In conclusione, sia consentita una digressione, solo apparente. Per un verso, il Governo eleva al cielo alti lamenti contro il Tar, considerato "cavilloso" e "burocrate", perchè contrario a moderni sistemi di reclutamento orientati a scegliere persone meritevoli e capaci.
Si tratta di quello stesso Governo (e anche del Parlamento) che in questi giorni sta tentando di reperire la soluzione finale ai dirigenti illegittimi delle Agenzie fiscali, quelli incaricati a contratto senza concorsi per oltre un decennio, con sistemi considerati incostituzionali dalla sentenza della Consulta 37/2015.
Ebbene, Governo e Parlamento si sentono nel dovere di "stabilizzare" i funzionari illegittimamente incaricati come dirigenti, nelle funzioni dirigenziali, nel presupposto, ben espresso su Il Sole 24 Ore del 26 maggio 2017 da Maurizio Leo sul Quotidiano del Fisco, nell'articolo "Dirigenti Entrate, ultima chiamata a fine settembre", secondo il quale "qualunque scelta si faccia dovrà premiare il merito, la competenza – che su una materia specialistica quale il diritto tributario è particolarmente importante – e la capacità di organizzare servizi e uffici ad alto contenuto tecnico quali quelli delle Agenzie fiscali.
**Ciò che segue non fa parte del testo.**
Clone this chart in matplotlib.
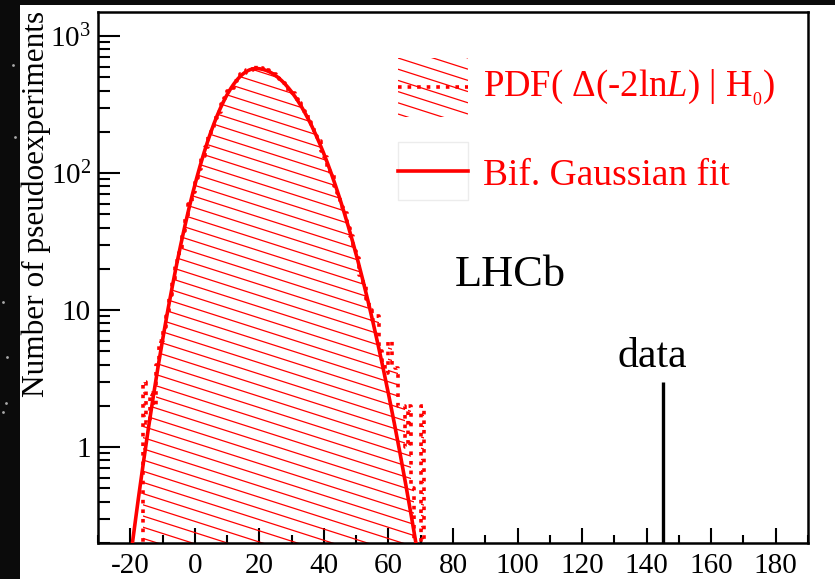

Tutto questo, peraltro, va fatto nel quadro della necessaria continuità che deve caratterizzare l’azione amministrativa. In questo senso, assume importanza assoluta il 30 settembre 2017, data entro cui giungerà a scadenza il sistema di delega temporanea di funzioni dirigenziali previsto dal Dl 78/2015".
Ma, non ci avevano detto, mentre si perorava la riforma Madia della dirigenza, che essa era una meravigliosa riforma perchè consentiva a qualsiasi dirigente di concorrere per qualsiasi incarico, nell'ottica di una sana e doverosa rotazione e circolazione delle competenze? Non sancisce, la giurisprudenza della Cassazione, che i dirigenti, pur avendo diritto ad un incarico, non possono vantare una pretesa per uno specifico incarico connesso alla professionalità acquisita, proprio in virtù della presunzione che la qualifica dirigenziale sia sostanzialmente un'abilitazione a dirigere, ma non l'immedesimazione in un certo posto? Non prevede, la normativa sulle stabilizzazioni anche inserita nella riforma Madia recentamente approvata dal Governo, che le stabilizzazioni escludano sempre gli incarichi dirigenziali, sulla base della considerazione semplicissima che i precari veri sono coloro che hanno condotto con la PA solo il rapporto di lavoro a termine, mentre i dirigenti a contratto, in particolare quelli delle Agenzie, spessissimo sono funzionari che, quindi, scaduto l'incarico dirigenziale non perdono il lavoro, ma tornano a fare i funzionari, come per altro è successo? Non è evidente che gli incarichi dirigenziali "a contratto" sono per loro natura legati ad un mandato politico temporaneo?
Come è possibile, dunque, che mentre si predica il merito, l'internazionalizzazione, Skype, le decine, le terne, i colloqui selettivi, nello stesso tempo si ricorra al più medievale dei sistemi di reclutamento, la "stabilizzazione", anche contro qualsiasi evidenza di costituzionalità, considerati gli insegnamenti della sentenza 37/2015?

2 commenti:

  1. Quando leggo commenti così bene articolati come il suo e li confronto con quel che appare sui giornali, mi viene da pensare che il MinCulPop abbia solo cambiato nome è così come per i musei, il governo arruola giornalisti in servizio permanente effettivo, ricompensandoli per via indiretta con ben pagate comparsate Rai o incarichi di sottogoverno e simili. Questo perché la differenza tra la realtà e quello che appare sui giornali va al di là di ogni immaginazione.